Новый наместник, Николай Николаевич Муравьев, привез с собою горестное известие о кончине Государя Императора Николая Павловича. Фельдъегерь с печальною вестью догнал Муравьева за несколько часов до его приезда в Тифлис. Можно себе представить, какое это произвело смятение, сколько было тревожных говоров и суждений по этому поводу. С одной стороны, неизвестность, чего ожидать от действий нового наместника, а с другой еще более, – чего ожидать от последствий нежданной кончины Государя при тяжкой и неблагоприятной войне! Все это заставляло всякого призадуматься о том, что будет. Спокойнее оставались те, которые держались простого правила: «что будет, то будет, а будет то, что Бог велит». В таких запутанных обстоятельствах, какие были в то время, ничего лучшего придумать было нельзя.

В тот же день, 2-го марта, все служащее, носящее мундир, военное и гражданское, присягало на Александровской площади новому Государю. Затем было представление новому наместнику.

Муравьев назначил мне доклады по вечерам. Скоро пришлось мне услышать его ворчание. 10-го марта я, в полной парадной форме, вместе с прочими откланивался уезжавшему Реаду. В тот же день я в первый раз обедал у генерала Муравьева. Обед был постный, по случаю великого поста. Потом ездил с ним в ботанический сад, и получил от него особое поручение.

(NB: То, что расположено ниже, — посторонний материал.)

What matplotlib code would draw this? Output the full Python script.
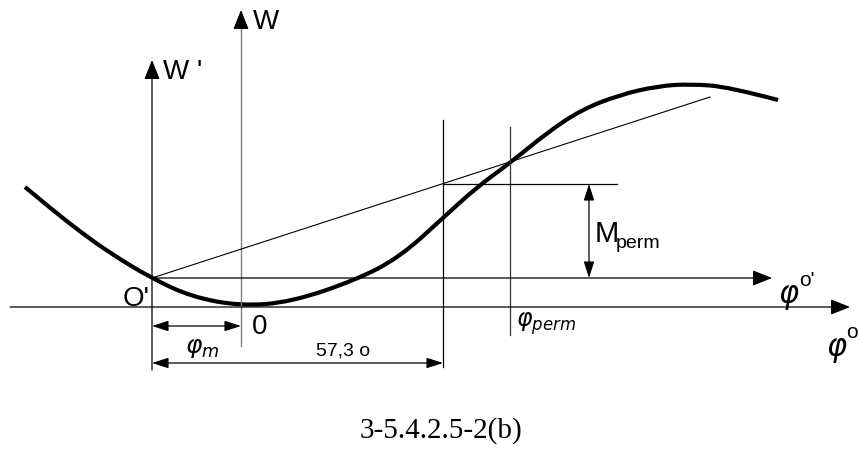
import matplotlib
matplotlib.use('Agg')
import matplotlib.pyplot as plt
from matplotlib.path import Path
from matplotlib.patches import PathPatch

plt.rcParams['font.family'] = ['Liberation Sans', 'DejaVu Sans']
plt.rcParams['mathtext.fontset'] = 'dejavusans'

# curve W(phi), units measured from origin 0 (phi right, W up)
phi = [-216, -186, -159, -131, -90, -49, 0, 50, 115, 159,
       203, 236, 269, 307, 340, 378, 417, 450, 488, 537]
W = [120, 95, 74, 54, 29, 10, 1, 5, 27, 50,
     90, 120, 144, 175, 197, 212, 221, 223, 220, 207]

# key points
o_prime = (-89, 29)
tangent_end = (469, 210)
phi_573 = 202      # O' + 57,3 deg
phi_perm = 269
M_top = 123

fig = plt.figure(figsize=(8.59, 4.53), dpi=100)
ax = fig.add_axes([0, 0, 1, 1])
ax.set_xlim(-241, 618)
ax.set_ylim(-146, 307)
ax.axis('off')

def arrow(tail, tip, color='k', big=True, both=False):
    if big:
        st = '-|>,head_length=0.6,head_width=0.24'
    else:
        st = '<|-|>,head_length=0.5,head_width=0.16' if both else '-|>,head_length=0.5,head_width=0.16'
    ax.annotate('', xy=tip, xytext=tail,
                arrowprops=dict(arrowstyle=st, mutation_scale=20, lw=0.9,
                                color=color, shrinkA=0, shrinkB=0))

# axes
arrow((-231, 0), (609, 0))                          # phi
arrow((o_prime[0], o_prime[1]), (531, o_prime[1]))  # phi o'
arrow((o_prime[0], -63), (o_prime[0], 247))         # W'
ax.plot([0, 0], [-39, 285], color='#808080', lw=1.0)  # W (grey shaft)
arrow((0, 280), (0, 297))

# thin construction lines
ax.plot([o_prime[0], tangent_end[0]], [o_prime[1], tangent_end[1]], color='k', lw=0.8)
ax.plot([phi_573, phi_573], [-60, 187], color='k', lw=0.9)
ax.plot([phi_perm, phi_perm], [-28, 180], color='#333333', lw=0.9)
ax.plot([phi_573, 376], [M_top, M_top], color='k', lw=0.9)

# dimensions
arrow((348, o_prime[1]), (348, M_top), big=False, both=True)
arrow((o_prime[0], -19), (0, -19), big=False, both=True)
arrow((o_prime[0], -56), (phi_573, -56), big=False, both=True)

# curve: smooth quadratic path using the read points as control points
verts = [(phi[0], W[0])]
codes = [Path.MOVETO]
for i in range(1, len(phi) - 1):
    mid = ((phi[i] + phi[i + 1]) / 2, (W[i] + W[i + 1]) / 2)
    if i == len(phi) - 2:
        mid = (phi[-1], W[-1])
    verts += [(phi[i], W[i]), mid]
    codes += [Path.CURVE3, Path.CURVE3]
ax.add_patch(PathPatch(Path(verts, codes), facecolor='none', edgecolor='k',
                       lw=3.0, capstyle='butt'))

# labels
ax.text(12, 285, 'W', fontsize=20, va='center', ha='left')
ax.text(-78, 235, "W '", fontsize=20, va='center', ha='left')
ax.text(-91, 8, "O'", fontsize=20, va='center', ha='right')
ax.text(11, -20, '0', fontsize=20, va='center', ha='left')
ax.text(-39, -41, r'$\varphi_m$', fontsize=18, va='center', ha='center')
ax.text(102, -44, '57,3 o', fontsize=14, va='center', ha='center')
ax.text(275, -17, r'$\varphi_{perm}$', fontsize=17, va='center', ha='left')
ax.text(354, 73, 'M', fontsize=21, va='center', ha='left')
ax.text(375, 64, 'perm', fontsize=14, va='center', ha='left')
ax.text(537, 10, r'$\varphi$', fontsize=22, va='center', ha='left')
ax.text(558, 27, "o'", fontsize=15, va='center', ha='left')
ax.text(585, -43, r'$\varphi$', fontsize=22, va='center', ha='left')
ax.text(605, -25, 'o', fontsize=15, va='center', ha='left')

ax.text(200, -124, '3-5.4.2.5-2(b)', fontsize=21, va='center', ha='center',
        family='Liberation Serif')

fig.savefig('out.png', dpi=100)
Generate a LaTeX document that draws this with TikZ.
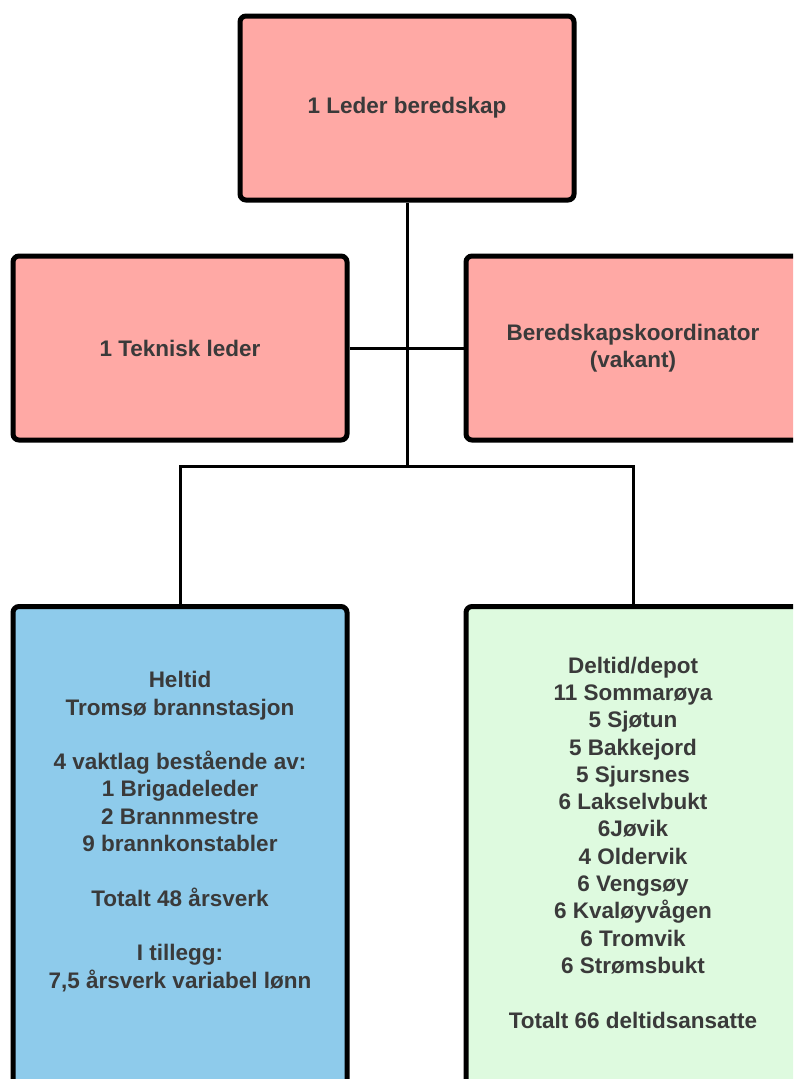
\documentclass[tikz,border=0pt]{standalone}
\usepackage{fontspec}
\setmainfont{Liberation Sans}
\definecolor{pinkfill}{HTML}{FFA9A5}
\definecolor{bluefill}{HTML}{8ECBEB}
\definecolor{greenfill}{HTML}{DEFADF}
\definecolor{txt}{HTML}{3A3A3A}
\begin{document}
\begin{tikzpicture}[x=1pt,y=-1pt,
  orgbox/.style={draw=black, line width=5pt, rounded corners=6pt,
    minimum width=334pt, minimum height=184pt, inner sep=0pt,
    align=center, text=txt, font=\bfseries\fontsize{22.5}{27.3}\selectfont},
  tallbox/.style={orgbox, minimum height=500pt},
  bodytext/.style={align=center, text=txt, inner sep=0pt,
    font=\bfseries\fontsize{22.5}{27.3}\selectfont},
  link/.style={draw=black, line width=3pt}]
\useasboundingbox (0,0) rectangle (793,1079);
\clip (0,0) rectangle (793,1079);
\fill[white] (0,0) rectangle (793,1079);

\node[orgbox, fill=pinkfill] (lead) at (407,108) {1 Leder beredskap};
\node[orgbox, fill=pinkfill] (tek) at (180,348) {1 Teknisk leder};
\node[orgbox, fill=pinkfill] (koord) at (633,348) {Beredskapskoordinator\\(vakant)};
\node[tallbox, fill=bluefill] (heltid) at (180,856.5) {};
\node[tallbox, fill=greenfill] (deltid) at (633,856.5) {};

\node[bodytext] (heltidtxt) at (180,831.5) {Heltid\\Tromsø brannstasjon\\[27.3pt]4 vaktlag bestående av:\\1 Brigadeleder\\2 Brannmestre\\9 brannkonstabler\\[27.3pt]Totalt 48 årsverk\\[27.3pt]I tillegg:\\7,5 årsverk variabel lønn};
\node[bodytext] (deltidtxt) at (633,842.5) {Deltid/depot\\11 Sommarøya\\5 Sjøtun\\5 Bakkejord\\5 Sjursnes\\6 Lakselvbukt\\6Jøvik\\4 Oldervik\\6 Vengsøy\\6 Kvaløyvågen\\6 Tromvik\\6 Strømsbukt\\[27.3pt]Totalt 66 deltidsansatte};

\coordinate (j) at (407,466);
\draw[link] (lead.south) -- (j);
\draw[link] (tek.east) -- (koord.west);
\draw[link] (heltid.north) |- (j) -| (deltid.north);
\end{tikzpicture}
\end{document}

В начале апреля сын мой Ростислав, по лестной рекомендации князя Барятинского и князя Бебутова, был отправлен Муравьевым курьером в Крым, дабы для здешних военных соображений узнать настоящее положение дел там, на месте. Поездка его длилась три недели. По возвращении сына моего, передавая наместнику желаемые сведения, он объяснился с совершенной откровенностью, – как того требовали прежде князья Воронцов и Барятинский, – о печальной действительности и грозившей в близком будущем невозможности отстоять Севастополь. За это он подвергся неприятному замечанию со стороны главнокомандующего. За три дня до своего выезда из Тифлиса, Муравьев послал его курьером в Александрополь, а 10-го мая выехал к нашему действующему корпусу, для открытия кампании, под своим личным начальством, против главных сил турецкой Анатолийской армии, расположенной в Карсе. Сына моего он оставил при себе; сначала удостаивал его доверенностью, неоднократно давал довольно важные поручения, но по своей подозрительности, а может быть вследствие замеченного им в молодом человеке несогласия мыслей с его намерениями и убеждениями, стал заявлять иногда свое неблаговоление. А потому сын мой, в конце кампании, при взятии Карса, отпросился в свою батарею на линию, и приехал к нам в Тифлис. По прибытии наместника в Александрополь, князь Бебутов возвратился в Тифлис и вступил в управление гражданскою частью.

С первых дней приезда генерала Муравьева на Кавказ, еще с Ставрополя, начались рассказы о его странных выходках и мелочных придирках, а по водворении его в Александрополе такого рода рассказы распространялись массами. Хотя в сущности они не заключали в себе ничего особенно серьезного, но многих восстановляли против него и вообще не внушали к нему симпатии. Что он иногда доводил свои требования и брюзгливость просто до комизма, это совершенно верно. Из множества случаев приведу один, бывший с моим сыном. Однажды ночью, в третьем часу, Муравьев послал за ним на квартиру, находившуюся не близко. Его разбудили, он поспешно оделся и явился к главнокомандующему. Муравьев сидел пасмурный и сердито посмотрел не него.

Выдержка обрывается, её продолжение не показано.